Matt Gentry, The Roanoke Times
“This process takes place from four days before the show to load in,” Marino said. “The first day is covering the field so that we’re not damaging it and getting a huge expense charge from each venue we go to. It then takes about two days to set up all eight of these towers.”
The crew will begin disassembling the stage and towers not long after Wednesday’s concert concludes and Lane Stadium will be turned over to Virginia Tech by Friday afternoon so the university can get the field ready for next week’s graduation.
“Graduation is obviously a massively important deal here at Virginia Tech as well, as it should be,” Virginia Tech executive associate athletic director Brad Wurthman said Friday. “Beginning Friday at noon, the stadium kind of flips back to us and we’re rolling, getting everything ready. Sod should be put down beginning on Saturday, Sunday at the latest, and then they’ll be ready to go for graduation only maybe 48 hours after that.”
The setup for Wednesday’s concert actually began on April 15 — three days after the football team’s annual spring game — when Virginia Tech’s grounds crew began removing Worsham Field.
It was a process that took more than two weeks of scraping the top of the field and tiling the remainder of the field to make it a smooth surface. Sprinkler heads and trays that were below the field were removed.
“Facilities are the unsung heroes of every place of every department nationally, and no more than right now,” Wurthman said. “Their work will be around the clock, nonstop.”
The first layer of flooring was installed Friday. The first handful of the 87 trucks that brought in the production and steel elements were parked south of the stadium, and the installation of the stage and the towers began Saturday.
“The building process has been fascinating,” Wurthman said. “… Having the ability to work through the Lane Stadium facility process and get this ready to go, I think when people have the chance on Wednesday night to actually get in and see what this looks like, it looks like a completely different venue once the lights are on in there.”
The stage will be surrounded on the field by a snake pit and general admission floor seating. Wurthman said 8,000 fans will be on the field in addition to those in the grandstands.
Fans in the snake pit will see Metallica playing a two-hour long setlist packed with favorites on an in-the-round stage design inside Lane Stadium.
Matt Gentry photos, The Roanoke Times
“It will be something,” Wurthman said. “The snake pit, speaking for that, for the thousand-ish fans that are in that snake pit, it will be a night that they remember forever.”
The north end zone seats students for football games. The section will again be used for a student section that will seat 6,000 for the concert.
“I’m excited for the student section. They’ve never had a student section at any of their concerts, and we’ll have a 6,000 strong student section in the north end zone,” Wurthman said. “That’s one of the things that going through this process has been cool with them because they wanted it. It’s nice when both camps have the same idea, and it made it pretty easy.”

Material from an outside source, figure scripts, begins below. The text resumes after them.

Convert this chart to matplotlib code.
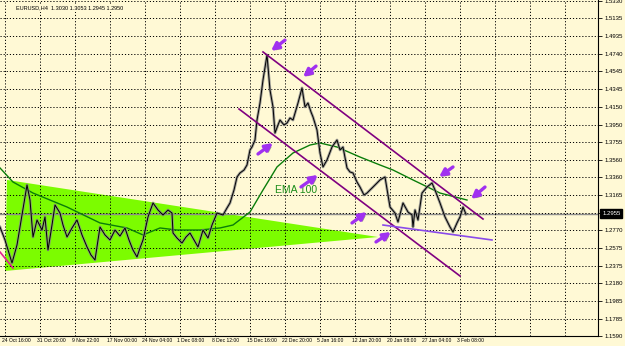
import matplotlib
matplotlib.use('Agg')
import matplotlib.pyplot as plt
import matplotlib.patheffects as pe
from matplotlib.patches import Polygon

# ---------------- data ----------------
bar_x = [0, 5, 12, 17, 22, 27, 30, 33, 37, 42, 45, 48, 52, 55, 60, 63, 67, 72, 77, 82,
         87, 91, 95, 100, 105, 110, 115, 120, 125, 129, 133, 137, 140, 143, 148, 153, 158,
         163, 168, 172, 173, 177, 182, 186, 190, 194, 198, 203, 208, 212, 217, 223, 227,
         230, 234, 237, 240, 244, 247, 250, 252, 255, 257, 260, 263, 267, 270, 273, 275,
         278, 280, 284, 287, 290, 293, 298, 302, 305, 308, 311, 313, 317, 320, 323, 327,
         332, 337, 340, 343, 347, 350, 353, 357, 360, 364, 367, 370, 373, 377, 380, 385,
         388, 390, 395, 398, 403, 408, 412, 413, 415, 418, 422, 427, 432, 435, 440, 445,
         450, 453, 457, 460, 463, 466]
close = [1.2807, 1.2662, 1.2405, 1.2606, 1.2941, 1.3276, 1.3108, 1.2695, 1.2885, 1.2773,
         1.2919, 1.2550, 1.2829, 1.3053, 1.2963, 1.2829, 1.2695, 1.2796, 1.2885, 1.2718,
         1.2584, 1.2494, 1.2439, 1.2807, 1.2718, 1.2662, 1.2773, 1.2706, 1.2796, 1.2662,
         1.2550, 1.2472, 1.2572, 1.2662, 1.2919, 1.3075, 1.2997, 1.2941, 1.2997, 1.2963,
         1.2740, 1.2684, 1.2628, 1.2695, 1.2740, 1.2662, 1.2584, 1.2773, 1.2684, 1.2829,
         1.2963, 1.2941, 1.3019, 1.3075, 1.3220, 1.3365, 1.3410, 1.3443, 1.3499, 1.3667,
         1.3700, 1.3778, 1.4001, 1.4191, 1.4448, 1.4727, 1.4336, 1.4147, 1.3856, 1.3946,
         1.4001, 1.3946, 1.3968, 1.4024, 1.4001, 1.4191, 1.4359, 1.4147, 1.4191, 1.4091,
         1.4035, 1.3890, 1.3633, 1.3477, 1.3555, 1.3700, 1.3778, 1.3667, 1.3700, 1.3466,
         1.3421, 1.3410, 1.3309, 1.3253, 1.3164, 1.3186, 1.3220, 1.3253, 1.3298, 1.3332,
         1.3365, 1.3164, 1.3030, 1.2963, 1.2863, 1.3075, 1.2974, 1.2941, 1.2807, 1.2997,
         1.2885, 1.3186, 1.3253, 1.3298, 1.3220, 1.3075, 1.2919, 1.2807, 1.2751, 1.2852,
         1.2919, 1.3030, 1.2950]

ema_x = [0, 13, 33, 67, 100, 127, 143, 160, 177, 200, 220, 233, 250, 263, 277, 293, 310,
         320, 337, 360, 380, 393, 413, 440, 467]
ema100 = [1.3466, 1.3309, 1.3186, 1.3030, 1.2852, 1.2796, 1.2718, 1.2796, 1.2773, 1.2773,
          1.2796, 1.2829, 1.2974, 1.3220, 1.3477, 1.3633, 1.3722, 1.3745, 1.3700, 1.3588,
          1.3499, 1.3443, 1.3332, 1.3186, 1.3108]

triangle_x = [7, 5, 378]
triangle_p = [1.3332, 1.2316, 1.2695]

upper_line_x = [263, 483]
upper_line_p = [1.4761, 1.2896]
lower_line_x = [239, 460]
lower_line_p = [1.4124, 1.2260]
support_x = [383, 492]
support_p = [1.2829, 1.2662]
pink_x = [0, 13]
pink_p = [1.2528, 1.2349]

arrow_tail_x = [285, 316, 258, 301, 352, 376, 453, 485]
arrow_tail_p = [1.4893, 1.4603, 1.3622, 1.3254, 1.2852, 1.2640, 1.3477, 1.3253]
arrow_tip_x = [271, 303, 273, 318, 367, 391, 439, 471]
arrow_tip_p = [1.4772, 1.4481, 1.3745, 1.3388, 1.2974, 1.2751, 1.3365, 1.3119]

price_ticks = [1.5330, 1.5135, 1.4935, 1.4740, 1.4545, 1.4345, 1.4150, 1.3950, 1.3755,
               1.3560, 1.3360, 1.3165, 1.2965, 1.2770, 1.2575, 1.2375, 1.2180, 1.1985,
               1.1785, 1.1590]
price_tick_labels = ['1.5330', '1.5135', '1.4935', '1.4740', '1.4545', '1.4345', '1.4150',
                     '1.3950', '1.3755', '1.3560', '1.3360', '1.3165', '', '1.2770',
                     '1.2575', '1.2375', '1.2180', '1.1985', '1.1785', '1.1590']
time_ticks = [5, 40, 75, 110, 145, 180, 215, 250, 285, 320, 355, 390, 425, 460, 495, 530, 565]
time_labels = ['24 Oct 16:00', '31 Oct 20:00', '9 Nov 22:00', '17 Nov 00:00',
               '24 Nov 04:00', '1 Dec 08:00', '8 Dec 12:00', '15 Dec 16:00',
               '22 Dec 20:00', '5 Jan 16:00', '12 Jan 20:00', '20 Jan 08:00',
               '27 Jan 04:00', '3 Feb 08:00', '', '', '']
current_price = 1.2955
title_text = 'EURUSD,H4  1.3030 1.3053 1.2945 1.2950'

# ---------------- figure ----------------
BG = '#FFF9D5'
FONT = ['Liberation Sans', 'DejaVu Sans']
W, H = 625, 346
fig = plt.figure(figsize=(W / 100, H / 100), dpi=100)
fig.patch.set_facecolor(BG)
ax = fig.add_axes([0, 10 / H, 598 / W, 336 / H])
ax.set_facecolor(BG)
ax.set_xlim(0, 598)
ax.set_ylim(1.1590, 1.5341)

# triangle
tri = Polygon(list(zip(triangle_x, triangle_p)), closed=True, facecolor='#7CFC00',
              edgecolor='none', zorder=1)
ax.add_patch(tri)

# grid
ax.set_xticks(time_ticks)
ax.set_yticks(price_ticks)
ax.grid(True, color='black', linestyle=(0, (1.2, 2.0)), linewidth=0.7, zorder=1.5)
ax.set_axisbelow(False)

# current price line
ax.axhline(current_price, color='#8c8c8c', lw=1.0, zorder=1.6)

# EMA
ax.plot(ema_x, ema100, color='#0a7d0a', lw=1.0, zorder=3)

# price
ax.plot(bar_x, close, color='#8a8a8a', lw=2.0, alpha=0.8, zorder=4)
ax.plot(bar_x, close, color='black', lw=0.7, zorder=5)

# trend lines
ax.plot(upper_line_x, upper_line_p, color='#800080', lw=1.2, zorder=6)
ax.plot(lower_line_x, lower_line_p, color='#800080', lw=1.2, zorder=6)
ax.plot(support_x, support_p, color='#8A4BEA', lw=1.2, zorder=6)
ax.plot(pink_x, pink_p, color='#E0208F', lw=1.2, zorder=6)

# arrows
for tx, tp, hx, hp in zip(arrow_tail_x, arrow_tail_p, arrow_tip_x, arrow_tip_p):
    ax.annotate('', xy=(hx, hp), xytext=(tx, tp),
                arrowprops=dict(arrowstyle='-|>', color='#A030F0', lw=2.4,
                                mutation_scale=11, shrinkA=0, shrinkB=0,
                                path_effects=[pe.SimplePatchShadow(offset=(1.2, -1.2),
                                                                   shadow_rgbFace='#555555',
                                                                   alpha=0.6),
                                              pe.Normal()]),
                zorder=8)

# EMA label
ax.text(296, 1.3220, 'EMA 100', color='#1a8c1a', fontsize=7.5, family=FONT,
        ha='center', va='center', zorder=7)

# axes styling
for s in ['left', 'top']:
    ax.spines[s].set_visible(False)
ax.spines['right'].set_color('black')
ax.spines['right'].set_linewidth(0.8)
ax.spines['bottom'].set_color('black')
ax.spines['bottom'].set_linewidth(0.8)
ax.yaxis.tick_right()
ax.set_yticklabels(price_tick_labels, fontsize=4.3, family=FONT)
ax.tick_params(axis='y', direction='out', length=3, width=0.6, pad=2, colors='black')
ax.tick_params(axis='x', length=0, labelbottom=False)

# time labels
for xt, lab in zip(time_ticks, time_labels):
    if lab:
        ax.annotate(lab, xy=(xt, 0), xycoords=('data', 'axes fraction'),
                    xytext=(-2.5, -1.2), textcoords='offset points', ha='left', va='top',
                    fontsize=3.6, family=FONT, color='black', annotation_clip=False)

# current price box
ax.annotate(f'{current_price:.4f}', xy=(1, current_price),
            xycoords=('axes fraction', 'data'), xytext=(3, 0), textcoords='offset points',
            ha='left', va='center', fontsize=4.3, family=FONT, color='white',
            bbox=dict(boxstyle='square,pad=0.3', facecolor='black', edgecolor='black'),
            annotation_clip=False, zorder=10)

# title
ax.text(16, 1.5341 - 0.0090, title_text, fontsize=4.0, family=FONT, color='black',
        ha='left', va='center', zorder=9,
        bbox=dict(boxstyle='square,pad=0.3', facecolor=BG, edgecolor='none'))

fig.savefig('out.png', dpi=100, facecolor=BG)
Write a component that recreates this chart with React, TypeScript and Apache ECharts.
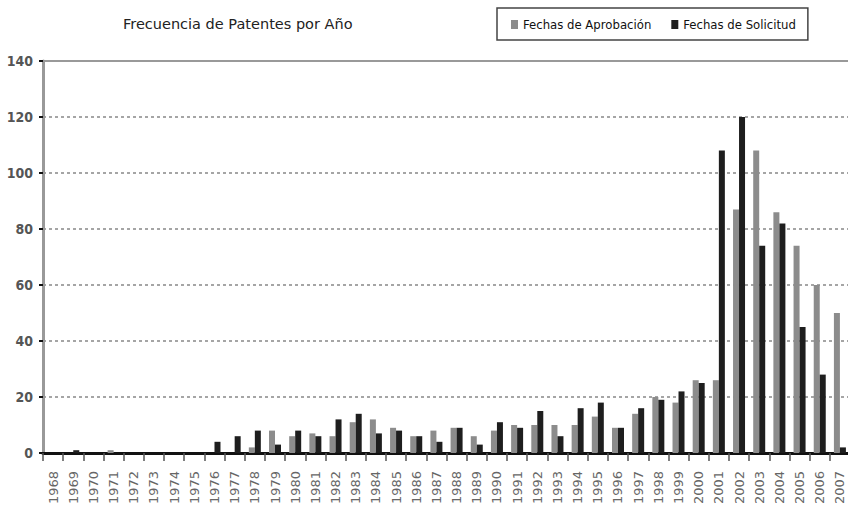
import React, { useEffect, useRef } from "react";
import * as echarts from "echarts";

const years = [
  "1968", "1969", "1970", "1971", "1972", "1973", "1974", "1975", "1976", "1977",
  "1978", "1979", "1980", "1981", "1982", "1983", "1984", "1985", "1986", "1987",
  "1988", "1989", "1990", "1991", "1992", "1993", "1994", "1995", "1996", "1997",
  "1998", "1999", "2000", "2001", "2002", "2003", "2004", "2005", "2006", "2007",
];

const aprobacion = [
  0, 0, 0, 1, 0, 0, 0, 0, 0, 0,
  2, 8, 6, 7, 6, 11, 12, 9, 6, 8,
  9, 6, 8, 10, 10, 10, 10, 13, 9, 14,
  20, 18, 26, 26, 87, 108, 86, 74, 60, 50,
];

const solicitud = [
  0, 1, 0, 0, 0, 0, 0, 0, 4, 6,
  8, 3, 8, 6, 12, 14, 7, 8, 6, 4,
  9, 3, 11, 9, 15, 6, 16, 18, 9, 16,
  19, 22, 25, 108, 120, 74, 82, 45, 28, 2,
];

const yTicks = { min: 0, max: 140, interval: 20 };

const titleText = "Frecuencia de Patentes por Año";
const seriesNames = ["Fechas de Aprobación", "Fechas de Solicitud"];

const condensed = "'Liberation Sans Narrow', 'DejaVu Sans Condensed', 'Arial Narrow', sans-serif";

export default function App() {
  const ref = useRef<HTMLDivElement>(null);

  useEffect(() => {
    if (!ref.current) return;
    const chart = echarts.init(ref.current, null, { renderer: "svg" });
    chart.setOption({
      animation: false,
      backgroundColor: "#ffffff",
      title: {
        text: titleText,
        left: 118,
        top: 11,
        textStyle: {
          fontSize: 14.5,
          fontWeight: "normal",
          color: "#222",
          fontFamily: "'DejaVu Sans', sans-serif",
        },
      },
      legend: {
        left: 497,
        top: 8,
        data: seriesNames,
        borderColor: "#444",
        borderWidth: 1.5,
        padding: [10, 12, 9, 14],
        itemWidth: 7,
        itemHeight: 9,
        itemGap: 20,
        icon: "rect",
        textStyle: {
          fontSize: 13,
          color: "#111",
          fontFamily: condensed,
        },
      },
      grid: {
        left: 43,
        top: 61,
        width: 807,
        height: 392,
        containLabel: false,
      },
      xAxis: {
        type: "category",
        data: years,
        boundaryGap: true,
        axisLine: { show: true, lineStyle: { color: "#111", width: 3 } },
        axisTick: { show: true, length: 8, lineStyle: { color: "#555", width: 1.5 } },
        axisLabel: {
          rotate: 90,
          interval: 0,
          margin: 18,
          fontSize: 13,
          color: "#666",
          fontFamily: "'DejaVu Sans', sans-serif",
        },
        splitLine: { show: false },
      },
      yAxis: {
        type: "value",
        min: yTicks.min,
        max: yTicks.max,
        interval: yTicks.interval,
        axisLine: { show: true, lineStyle: { color: "#999", width: 3 } },
        axisTick: { show: true, length: 4, lineStyle: { color: "#111", width: 2 } },
        axisLabel: {
          margin: 10,
          fontSize: 14,
          color: "#555",
          fontWeight: "bold",
          fontFamily: condensed,
        },
        splitLine: {
          show: true,
          lineStyle: { color: "#888", width: 1.5, type: [3, 3] },
        },
      },
      series: [
        {
          name: seriesNames[0],
          type: "bar",
          data: aprobacion,
          barWidth: 6,
          barGap: "0%",
          itemStyle: { color: "#8c8c8c" },
          markLine: {
            silent: true,
            symbol: "none",
            label: { show: false },
            lineStyle: { type: "solid", color: "#999", width: 2 },
            data: [{ yAxis: yTicks.max }],
          },
        },
        {
          name: seriesNames[1],
          type: "bar",
          data: solicitud,
          barWidth: 6,
          barGap: "0%",
          itemStyle: { color: "#1e1e1e" },
        },
      ],
    });
    return () => chart.dispose();
  }, []);

  return (
    <div
      style={{
        position: "absolute",
        left: 0,
        top: 0,
        width: 848,
        height: 514,
        overflow: "hidden",
        background: "#fff",
      }}
    >
      <div ref={ref} style={{ width: 860, height: 514 }} />
    </div>
  );
}
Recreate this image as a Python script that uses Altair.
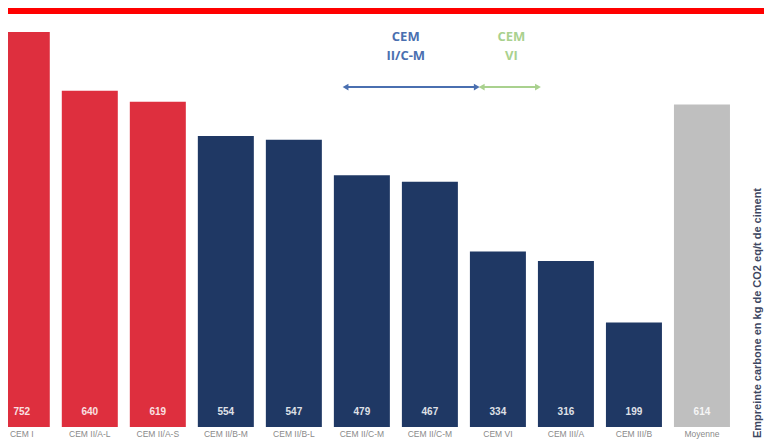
import altair as alt
import pandas as pd

categories = ["CEM I", "CEM II/A-L", "CEM II/A-S", "CEM II/B-M", "CEM II/B-L",
              "CEM II/C-M", "CEM II/C-M", "CEM VI", "CEM III/A", "CEM III/B", "Moyenne"]
values = [752, 640, 619, 554, 547, 479, 467, 334, 316, 199, 614]
bar_colors = ["#de2f3e"] * 3 + ["#1f3864"] * 7 + ["#bfbfbf"]

ann_text = ["CEM", "II/C-M", "CEM", "VI"]
ann_x = [5.645, 5.645, 7.197, 7.197]
ann_y = [742, 706, 742, 706]
ann_col = ["#4a6fb0", "#4a6fb0", "#a9d18e", "#a9d18e"]

arrow_start = [4.760, 6.762]
arrow_end = [6.689, 7.589]
arrow_y = [647, 647]
arrow_col = ["#4a6fb0", "#a9d18e"]

axis_title = "Empreinte carbone en kg de CO2 eq/t de ciment"

df = pd.DataFrame({"idx": list(range(len(values))), "cat": categories,
                   "val": values, "col": bar_colors, "base": [0] * len(values)})
ann = pd.DataFrame({"x": ann_x, "y": ann_y, "t": ann_text, "c": ann_col})
arr = pd.DataFrame({"x1": arrow_start, "x2": arrow_end, "y": arrow_y, "c": arrow_col})

xs = alt.Scale(domain=[-0.1291, 10.8386], nice=False, zero=False)
ys = alt.Scale(domain=[-24.75, 797.6], nice=False, zero=False)

bars = alt.Chart(df).mark_bar(size=56, clip=True).encode(
    x=alt.X("idx:Q", scale=xs, axis=None),
    y=alt.Y("val:Q", scale=ys, axis=None),
    y2="base:Q",
    color=alt.Color("col:N", scale=None),
)

vals = alt.Chart(df).mark_text(dy=-15, color="white", opacity=0.85, fontWeight="bold",
                               fontSize=10, font="Liberation Sans", clip=True).encode(
    x=alt.X("idx:Q", scale=xs), y=alt.Y("base:Q", scale=ys), text="val:Q")

cats = alt.Chart(df).mark_text(dy=3, baseline="top", color="#8a8a8a", fontSize=8.5,
                               font="Liberation Sans").encode(
    x=alt.X("idx:Q", scale=xs), y=alt.Y("base:Q", scale=ys), text="cat:N")

anns = alt.Chart(ann).mark_text(fontSize=13, fontWeight="bold", font="Open Sans").encode(
    x=alt.X("x:Q", scale=xs), y=alt.Y("y:Q", scale=ys), text="t:N",
    color=alt.Color("c:N", scale=None))

arr_lines = alt.Chart(arr).mark_rule(strokeWidth=2).encode(
    x=alt.X("x1:Q", scale=xs), x2="x2:Q", y=alt.Y("y:Q", scale=ys),
    color=alt.Color("c:N", scale=None))
arr_left = alt.Chart(arr).mark_point(shape="triangle-left", filled=True, size=45, opacity=1).encode(
    x=alt.X("x1:Q", scale=xs), y=alt.Y("y:Q", scale=ys), color=alt.Color("c:N", scale=None))
arr_right = alt.Chart(arr).mark_point(shape="triangle-right", filled=True, size=45, opacity=1).encode(
    x=alt.X("x2:Q", scale=xs), y=alt.Y("y:Q", scale=ys), color=alt.Color("c:N", scale=None))

title_txt = alt.Chart(pd.DataFrame({"t": [axis_title]})).mark_text(
    angle=270, fontSize=11, fontWeight="bold", font="Liberation Sans", color="#3d4660").encode(
    x=alt.value(750), y=alt.value(305), text="t:N")

band = alt.Chart(pd.DataFrame({"a": [0]})).mark_rect(color="#ff0000").encode(
    x=alt.value(0), x2=alt.value(756), y=alt.value(0), y2=alt.value(6))

chart = alt.layer(band, bars, vals, cats, anns, arr_lines, arr_left, arr_right, title_txt).properties(
    width=756, height=432, padding=0, autosize=alt.AutoSizeParams(type="none"),
    background="white",
).configure_view(stroke=None)

chart.save("out.html", embed_options={"renderer": "svg", "actions": False})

Marino said drummer Lars Ulrich “is the ringleader of the setlist for every show,” and the band will come up with the songs for its two-hour show after it arrives at Virginia Tech.
When will “Enter Sandman” be played? Marino didn’t know Tuesday but felt like it will be played at some point.
“I would be a little surprised, personally, if they started the show with it. I feel like that’s going to be a bit of a climactic moment in the production,” Marino said. “To me, personally, it makes more sense at the end. I’m not one of the four guys on stage, so that’s not for me to decide.”